+++ Extracted entries +++
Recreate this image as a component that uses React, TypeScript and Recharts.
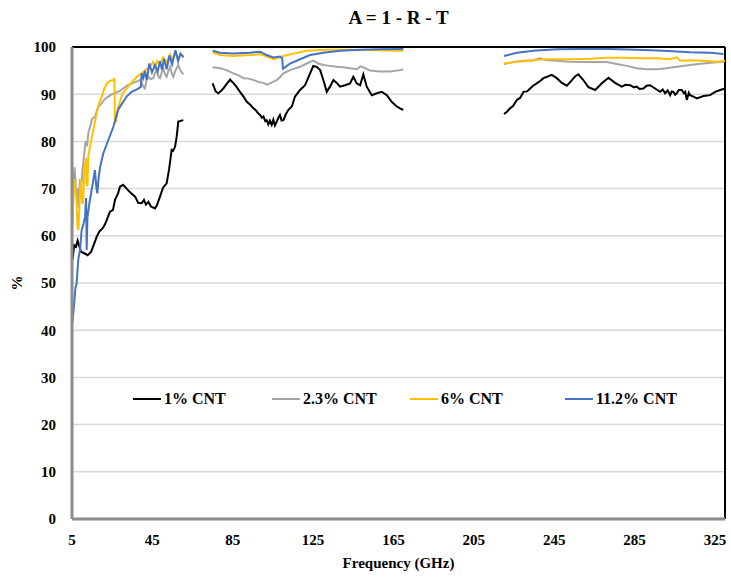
import { CartesianGrid, Line, LineChart, ReferenceLine, XAxis, YAxis } from "recharts";

const cnt1Band1: [number, number][] = [
  [5.3, 55], [6.1, 58], [7.0, 57.7], [7.8, 59], [8.6, 57.8], [9.5, 56.6], [11.1, 56.3], [12.8, 55.9],
  [14.5, 56.6], [16.1, 58.4], [17.3, 59.8], [18.6, 60.9], [20.3, 61.6], [21.6, 62.6], [23.9, 65.1],
  [25.4, 65.5], [26.4, 67.6], [27.9, 69], [28.9, 70.4], [30.4, 70.8], [32.2, 70], [33.9, 69.2],
  [36.4, 68.3], [37.9, 67], [39.7, 66.9], [40.8, 67.6], [41.8, 66.6], [43.0, 67.2], [44.3, 66.2],
  [46.3, 65.8], [47.3, 66.5], [48.8, 68.3], [50.3, 70.2], [52.1, 71.1], [53.3, 74], [54.6, 78.2],
  [55.3, 78], [56.3, 78.9], [57.1, 81], [57.9, 84.2], [60.4, 84.5],
];
const cnt1Band2: [number, number][] = [
  [75.0, 92.3], [75.8, 91.4], [76.5, 90.6], [77.8, 90.2], [79.0, 90.6], [80.3, 91.2], [82.0, 92.2],
  [83.7, 93.1], [84.5, 92.7], [85.3, 92.4], [87.0, 91.5], [88.6, 90.5], [90.2, 89.6], [92.0, 88.4],
  [93.6, 87.8], [95.3, 87.0], [96.5, 86.6], [97.5, 86.0], [98.6, 85.6], [99.5, 85.0], [100.3, 85.3],
  [101.2, 84.3], [101.9, 84.5], [102.7, 83.6], [103.5, 84.4], [104.4, 83.5], [105.2, 84.6],
  [106.0, 83.4], [106.9, 84.2], [107.7, 85.0], [108.5, 85.6], [109.3, 84.4], [110.2, 84.5],
  [111.5, 85.8], [112.7, 86.7], [114.4, 87.4], [116.0, 89.5], [118.5, 90.9], [121.0, 91.9],
  [123.5, 94.4], [125.1, 96.0], [126.8, 95.8], [128.5, 95.1], [130.1, 93.0], [131.8, 90.5],
  [133.4, 91.6], [135.1, 93.0], [136.8, 92.4], [138.4, 91.6], [140.9, 91.9], [143.4, 92.3],
  [145.0, 93.7], [146.7, 92.3], [148.4, 91.9], [150.0, 94.2], [151.7, 91.6], [154.2, 89.8],
  [156.7, 90.2], [159.2, 90.5], [161.7, 89.8], [164.1, 88.4], [166.6, 87.4], [169.1, 86.8], [169.9, 86.7],
];
const cnt1Band3: [number, number][] = [
  [220.0, 85.8], [221.5, 86.3], [223.0, 87.0], [224.5, 87.5], [226.4, 88.8], [228.0, 89.2],
  [229.7, 90.5], [231.5, 90.6], [233.0, 91.2], [234.5, 91.8], [236.3, 92.3], [238.0, 92.8],
  [239.6, 93.4], [241.5, 93.7], [243.8, 94.1], [246.3, 93.4], [248.8, 92.4], [251.3, 91.8],
  [253.8, 93.0], [255.5, 93.8], [257.0, 94.2], [259.5, 93.0], [262.0, 91.5], [265.4, 90.9],
  [268.7, 92.3], [272.0, 93.5], [275.3, 92.4], [278.6, 91.6], [280.5, 92.0], [282.8, 91.9],
  [284.5, 91.5], [286.1, 91.6], [287.5, 91.1], [289.4, 91.2], [291.0, 91.8], [292.7, 91.9],
  [295.2, 91.2], [297.7, 90.5], [299.0, 91.0], [300.2, 90.2], [301.5, 90.8], [302.7, 89.8],
  [303.5, 90.6], [304.3, 90.5], [305.2, 89.9], [306.0, 90.2], [307.0, 90.9], [308.5, 90.9],
  [309.5, 90.2], [310.2, 90.5], [311.0, 88.8], [312.0, 90.3], [312.6, 89.8], [314.3, 89.5],
  [316.0, 89.1], [319.3, 89.6], [322.6, 89.8], [325.1, 90.5], [327.6, 90.9], [330.0, 91.2],
];

const cnt23Band1: [number, number][] = [
  [5.2, 62], [5.7, 70], [6.2, 74.5], [6.7, 72], [7.2, 68], [7.7, 70], [8.2, 66], [9.0, 72],
  [9.7, 70.5], [10.2, 74], [11.0, 77], [11.7, 80], [12.5, 79], [13.2, 82], [14.0, 83.1],
  [15.0, 84.8], [16.4, 85.2], [17.9, 87.2], [19.8, 88.1], [21.4, 89], [23.1, 89.5], [24.9, 90],
  [26.4, 90.2], [28.4, 90.6], [30.5, 91.2], [32.4, 91.8], [34.7, 92.3], [36.9, 92.6], [38.9, 93],
  [39.8, 92.3], [40.6, 91.5], [41.3, 91.2], [42.1, 93], [43.0, 93.7], [44.1, 93.2], [45.5, 93.4],
  [46.3, 94.5], [47.2, 95.1], [48.1, 93.6], [48.8, 93.4], [49.6, 94.5], [50.4, 95.5], [51.3, 94.2],
  [52.1, 93.7], [53.0, 95], [53.8, 95.8], [54.6, 94.5], [55.4, 93.7], [56.5, 95], [57.9, 96.2],
  [59.0, 95], [60.4, 94.2],
];
const cnt23Band2: [number, number][] = [
  [75.0, 95.7], [78.7, 95.5], [82.0, 95.1], [85.3, 94.4], [88.0, 94.0], [90.3, 93.4], [93.0, 93.3],
  [95.3, 93.0], [98.0, 92.6], [100.2, 92.4], [102.0, 92.0], [103.6, 92.3], [105.0, 92.6],
  [106.9, 93.0], [108.5, 93.6], [110.2, 94.4], [113.5, 95.1], [118.5, 95.8], [121.8, 96.5],
  [125.1, 97.1], [127.6, 96.5], [130.1, 96.2], [133.4, 96.0], [136.8, 95.8], [140.1, 95.7],
  [143.4, 95.5], [146.7, 95.3], [148.5, 95.9], [150.0, 95.7], [153.3, 95.0], [158.3, 94.8],
  [163.3, 94.8], [168.3, 95.1], [169.9, 95.3],
];
const cnt23Band3: [number, number][] = [
  [220.0, 96.4], [224.7, 96.8], [229.7, 97.1], [234.6, 97.2], [238.0, 97.6], [241.3, 97.2],
  [246.3, 97.1], [252.9, 96.9], [259.5, 96.8], [266.2, 96.8], [271.2, 96.8], [276.1, 96.4],
  [281.1, 96.0], [286.1, 95.5], [291.1, 95.3], [296.1, 95.3], [301.0, 95.5], [306.0, 95.8],
  [312.6, 96.2], [319.3, 96.5], [324.2, 96.7], [329.2, 96.9],
];

const cnt6Band1: [number, number][] = [
  [5.2, 64], [5.7, 68], [6.2, 72], [6.7, 70], [7.2, 68], [7.7, 62], [8.2, 61.2], [9.0, 69.5],
  [9.5, 72], [10.0, 67], [10.5, 67], [11.2, 74], [12.0, 76.5], [12.3, 71], [12.7, 70.5],
  [13.1, 76.8], [14.0, 79], [15.6, 82.4], [17.3, 86], [18.4, 88], [19.8, 89.5], [20.9, 91],
  [22.3, 92.3], [23.9, 92.8], [25.6, 93], [26.1, 93.2], [26.4, 84], [26.9, 84.2], [27.7, 86.7],
  [28.9, 88.5], [30.2, 90.2], [31.9, 91], [33.5, 91.9], [35.4, 92.8], [37.2, 93.7], [39.7, 94.4],
  [41.3, 95], [43.8, 95.8], [45.3, 96.8], [46.3, 95.6], [47.3, 97], [48.8, 96.4], [50.3, 97.8],
  [52.1, 96.8], [53.8, 98.4], [55.0, 97.2], [56.3, 98.9], [58.0, 97.6], [59.3, 98.5], [60.5, 98],
];
const cnt6Band2: [number, number][] = [
  [75.0, 98.8], [78.7, 98.3], [85.3, 98.1], [93.6, 98.3], [98.6, 98.5], [101.9, 98.0],
  [105.2, 97.4], [108.5, 97.8], [110.2, 98.1], [115.2, 98.6], [121.8, 99.2], [131.8, 99.4],
  [143.4, 99.4], [169.9, 99.2],
];
const cnt6Band3: [number, number][] = [
  [220.0, 96.5], [226.4, 96.9], [233.0, 97.1], [239.6, 97.4], [246.3, 97.4], [254.6, 97.4],
  [262.9, 97.5], [271.2, 97.7], [279.5, 97.7], [287.8, 97.6], [296.1, 97.6], [302.7, 97.4],
  [306.0, 97.8], [307.7, 97.1], [312.6, 97.2], [319.3, 97.1], [325.9, 96.9], [330.0, 97.1],
];

const cnt112Band1: [number, number][] = [
  [5.2, 41.5], [6.1, 45.7], [6.7, 49], [7.3, 49.9], [8.1, 54.9], [9.0, 57], [9.8, 61.2],
  [10.7, 62.5], [11.5, 64], [12.0, 68], [12.3, 57], [12.7, 64], [13.7, 67], [14.8, 69.7],
  [15.7, 72], [16.4, 73.9], [17.2, 70], [17.6, 69], [18.2, 72], [19.0, 74.6], [20.6, 77.5],
  [23.1, 80.3], [25.6, 83.1], [28.0, 86.7], [29.9, 88], [32.2, 89.5], [34.7, 90.5], [38.0, 91.2],
  [39.3, 91.6], [39.7, 94.4], [40.5, 93.4], [41.3, 94.9], [42.2, 93], [43.5, 96.5], [44.8, 94.6],
  [46.3, 96.2], [47.6, 94.8], [48.8, 97], [49.8, 95.2], [50.8, 97.5], [52.1, 95.3], [53.5, 98.2],
  [54.8, 96.3], [56.5, 99.3], [57.8, 97], [59.0, 98.6], [60.5, 97.8],
];
const cnt112Band2: [number, number][] = [
  [75.0, 99.2], [78.7, 98.8], [85.3, 98.6], [93.6, 98.8], [98.6, 99.0], [101.9, 98.3],
  [105.2, 97.8], [108.5, 98.0], [109.6, 97.6], [110.0, 95.4], [112.0, 96.0], [113.5, 96.5],
  [118.5, 97.4], [123.5, 98.3], [130.1, 98.8], [138.4, 99.2], [148.4, 99.4], [158.3, 99.5], [169.9, 99.6],
];
const cnt112Band3: [number, number][] = [
  [220.0, 98.1], [226.4, 98.8], [234.6, 99.2], [246.3, 99.5], [259.5, 99.6], [272.8, 99.6],
  [286.1, 99.4], [299.3, 99.2], [312.6, 98.9], [322.6, 98.8], [329.2, 98.5],
];

const bandGaps = [67, 195];
const xTicks = [5, 45, 85, 125, 165, 205, 245, 285, 325];
const yTicks = [0, 10, 20, 30, 40, 50, 60, 70, 80, 90, 100];

const joinBands = (bands: [number, number][][]) =>
  bands.flatMap((band, i) => [
    ...(i > 0 ? [{ f: bandGaps[i - 1], v: null as number | null }] : []),
    ...band.map(([f, v]) => ({ f, v: v as number | null })),
  ]);

const series = [
  { name: "1% CNT", color: "#000000", data: joinBands([cnt1Band1, cnt1Band2, cnt1Band3]) },
  { name: "2.3% CNT", color: "#a5a5a5", data: joinBands([cnt23Band1, cnt23Band2, cnt23Band3]) },
  { name: "6% CNT", color: "#ffc000", data: joinBands([cnt6Band1, cnt6Band2, cnt6Band3]) },
  { name: "11.2% CNT", color: "#4472c4", data: joinBands([cnt112Band1, cnt112Band2, cnt112Band3]) },
];

const font = '"Liberation Serif", "Times New Roman", serif';
const legendLeft = [133, 272, 410, 565];

function LegendRow() {
  return (
    <div style={{ position: "absolute", left: 0, top: 389, width: 731, height: 20 }}>
      {series.map((s, i) => (
        <div
          key={s.name}
          style={{ position: "absolute", left: legendLeft[i], top: 0, display: "flex", alignItems: "center", height: 20 }}
        >
          <div style={{ width: 28, height: 2, background: s.color, marginRight: 3 }} />
          <span style={{ fontFamily: font, fontWeight: 700, fontSize: 16, color: "#000" }}>{s.name}</span>
        </div>
      ))}
    </div>
  );
}

export default function App() {
  return (
    <div style={{ position: "absolute", left: 0, top: 0, width: 731, height: 579, background: "#fff" }}>
      <LineChart width={731} height={579} margin={{ top: 47, right: 6, bottom: 0, left: 0 }}>
        <CartesianGrid vertical={false} stroke="#d9d9d9" strokeWidth={1.5} />
        <XAxis
          type="number"
          dataKey="f"
          domain={[5, 330]}
          ticks={xTicks}
          allowDataOverflow
          height={60}
          tickLine={false}
          tickSize={0}
          tickMargin={15}
          axisLine={{ stroke: "#8c8c8c", strokeWidth: 3 }}
          tick={{ fill: "#000", fontFamily: font, fontWeight: 700, fontSize: 15 }}
          label={{
            value: "Frequency (GHz)", position: "insideBottom", offset: 11,
            fill: "#000", fontFamily: font, fontWeight: 700, fontSize: 15,
          }}
        />
        <YAxis
          type="number"
          domain={[0, 100]}
          ticks={yTicks}
          width={72}
          tickLine={false}
          tickSize={0}
          tickMargin={16}
          axisLine={{ stroke: "#8c8c8c", strokeWidth: 3 }}
          tick={{ fill: "#000", fontFamily: font, fontWeight: 700, fontSize: 15 }}
        />
        <ReferenceLine y={100} stroke="#000" strokeWidth={2} />
        <ReferenceLine x={330} stroke="#000" strokeWidth={2} />
        {series.map((s) => (
          <Line
            key={s.name}
            data={s.data}
            dataKey="v"
            name={s.name}
            type="linear"
            stroke={s.color}
            strokeWidth={2}
            dot={false}
            activeDot={false}
            isAnimationActive={false}
          />
        ))}
      </LineChart>
      <div
        style={{
          position: "absolute", left: 72, top: 8, width: 653, textAlign: "center",
          fontFamily: font, fontWeight: 700, fontSize: 19, lineHeight: "20px",
        }}
      >
        A = 1 - R - T
      </div>
      <div
        style={{
          position: "absolute", left: 2, top: 273, width: 30, height: 20, lineHeight: "20px", textAlign: "center",
          transform: "rotate(-90deg)", fontFamily: font, fontWeight: 700, fontSize: 15,
        }}
      >
        %
      </div>
      <LegendRow />
    </div>
  );
}
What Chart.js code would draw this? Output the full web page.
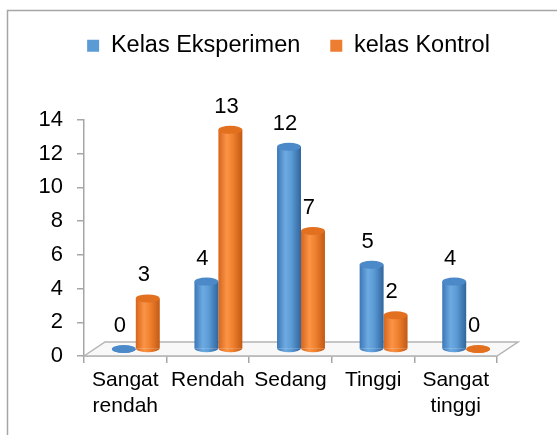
<!DOCTYPE html>
<html>
<head>
<meta charset="utf-8">
<script src="https://cdn.jsdelivr.net/npm/chart.js@4.4.1/dist/chart.umd.min.js"></script>
<style>
  html, body { margin: 0; padding: 0; background: #fff; }
</style>
</head>
<body>
<canvas id="kelasChart" width="557" height="435"></canvas>
<script>
const categories = [['Sangat', 'rendah'], 'Rendah', 'Sedang', 'Tinggi', ['Sangat', 'tinggi']];
const seriesNames = ['Kelas Eksperimen', 'kelas Kontrol'];
const eksperimenValues = [0, 4, 12, 5, 4];
const kontrolValues = [3, 13, 7, 2, 0];
const yTicks = [0, 2, 4, 6, 8, 10, 12, 14];

const legendColors = ['#5b9bd5', '#ed7d31'];
const bodyStops = [
  ['#3b77b6', '#6eaae2', '#5b9bd5', '#31659c'],
  ['#d6651c', '#fb9446', '#ef812f', '#c35913']
];
const topColors = ['#4b89c9', '#e2701f'];
const DEPTH_X = 21, DEPTH_Y = -14;
const CAT_PCT = 0.58;

Chart.defaults.font.family = "'Liberation Sans', Arial, sans-serif";
Chart.defaults.color = '#000';

// horizontal gradient across each bar, so it reads as a cylinder
function cylinderFill(ctx) {
  const chart = ctx.chart;
  const area = chart.chartArea;
  const stops = bodyStops[ctx.datasetIndex];
  if (!area || ctx.dataIndex === undefined) return stops[2];
  const catW = (area.right - area.left) / categories.length;
  const bw = catW * CAT_PCT / 2;
  const cx = chart.scales.x.getPixelForValue(ctx.dataIndex) + (ctx.datasetIndex === 0 ? -bw / 2 : bw / 2);
  const g = chart.ctx.createLinearGradient(cx - bw / 2, 0, cx + bw / 2, 0);
  g.addColorStop(0, stops[0]);
  g.addColorStop(0.35, stops[1]);
  g.addColorStop(0.6, stops[2]);
  g.addColorStop(1, stops[3]);
  return g;
}

const framePlugin = {
  id: 'frame',
  beforeDraw(chart) {
    const c = chart.ctx;
    c.save();
    c.fillStyle = '#fff';
    c.fillRect(0, 0, chart.width, chart.height);
    c.strokeStyle = '#a6a6a6';
    c.lineWidth = 1.5;
    c.beginPath();
    c.moveTo(7.5, chart.height);
    c.lineTo(7.5, 10.5);
    c.lineTo(chart.width, 10.5);
    c.stroke();
    c.restore();
  },
  afterLayout(chart) {
    chart.legend.top += 4;
  }
};

const legendSpace = {
  id: 'legendSpace',
  beforeInit(chart) {
    const fit = chart.legend.fit;
    chart.legend.fit = function () {
      fit.call(this);
      this.height += 56.5;
    };
  }
};

const floorPlugin = {
  id: 'floor',
  beforeDatasetsDraw(chart) {
    const { left, right, bottom } = chart.chartArea;
    const c = chart.ctx;
    c.save();
    c.beginPath();
    c.moveTo(left, bottom);
    c.lineTo(left + DEPTH_X, bottom + DEPTH_Y);
    c.lineTo(right + DEPTH_X, bottom + DEPTH_Y);
    c.lineTo(right, bottom);
    c.closePath();
    c.fillStyle = '#f8f8f8';
    c.fill();
    c.strokeStyle = '#b4b4b4';
    c.lineWidth = 1.5;
    c.stroke();
    // bars stand half way into the floor
    c.save();
    c.translate(DEPTH_X / 2, DEPTH_Y / 2);
  },
  afterDatasetsDraw(chart) {
    const c = chart.ctx;
    chart.data.datasets.forEach((ds, di) => {
      const meta = chart.getDatasetMeta(di);
      meta.data.forEach((bar, i) => {
        const rx = bar.width / 2, ry = 4;
        c.beginPath();
        c.ellipse(bar.x, bar.base, rx, ry, 0, 0, Math.PI);
        c.fillStyle = cylinderFill({ chart, datasetIndex: di, dataIndex: i });
        c.fill();
        c.beginPath();
        c.ellipse(bar.x, bar.y, rx, ry, 0, 0, Math.PI * 2);
        c.fillStyle = topColors[di];
        c.fill();
        c.fillStyle = '#000';
        c.font = "22px 'Liberation Sans', Arial, sans-serif";
        c.textAlign = 'center';
        c.textBaseline = 'middle';
        c.fillText(String(ds.data[i]), bar.x - 4, bar.y - 23);
      });
    });
    c.restore();
    c.restore();
  }
};

new Chart(document.getElementById('kelasChart'), {
  type: 'bar',
  data: {
    labels: categories,
    datasets: [
      { label: seriesNames[0], data: eksperimenValues, backgroundColor: cylinderFill, borderWidth: 0, clip: false },
      { label: seriesNames[1], data: kontrolValues, backgroundColor: cylinderFill, borderWidth: 0, clip: false }
    ]
  },
  options: {
    responsive: false,
    animation: false,
    devicePixelRatio: 1,
    layout: { padding: { left: 20, right: 0, top: 0, bottom: 0 } },
    datasets: { bar: { barPercentage: 1, categoryPercentage: CAT_PCT } },
    scales: {
      x: {
        afterFit: s => { s.height = 79; },
        grid: { drawOnChartArea: false, tickLength: 7, color: '#a6a6a6', lineWidth: 1.5, offset: true },
        border: { color: '#a6a6a6', width: 1.5 },
        ticks: { padding: 4, color: '#000', font: { size: 21, lineHeight: 1.24 }, maxRotation: 0, autoSkip: false }
      },
      y: {
        min: 0,
        max: 14,
        afterBuildTicks: s => { s.ticks = yTicks.map(v => ({ value: v })); },
        afterFit: s => { s.width = 64; },
        grid: { drawOnChartArea: false, tickLength: 7, color: '#a6a6a6', lineWidth: 1.5 },
        border: { color: '#a6a6a6', width: 1.5 },
        ticks: { padding: 14, color: '#000', font: { size: 22 } }
      },
      yRight: {
        position: 'right',
        afterFit: s => { s.width = 60; },
        grid: { display: false },
        border: { display: false },
        ticks: { display: false }
      }
    },
    plugins: {
      legend: {
        position: 'top',
        labels: {
          boxWidth: 12,
          boxHeight: 12,
          padding: 30,
          color: '#000',
          font: { size: 23.5 },
          generateLabels: chart => Chart.defaults.plugins.legend.labels.generateLabels(chart).map((item, i) =>
            Object.assign(item, { fillStyle: legendColors[i], strokeStyle: legendColors[i], lineWidth: 0 }))
        }
      },
      tooltip: { enabled: false }
    }
  },
  plugins: [framePlugin, legendSpace, floorPlugin]
});
</script>
</body>
</html>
+++
Task:
Determine how many lines in the records contain "this", and reply with the number only.

Final answer:
4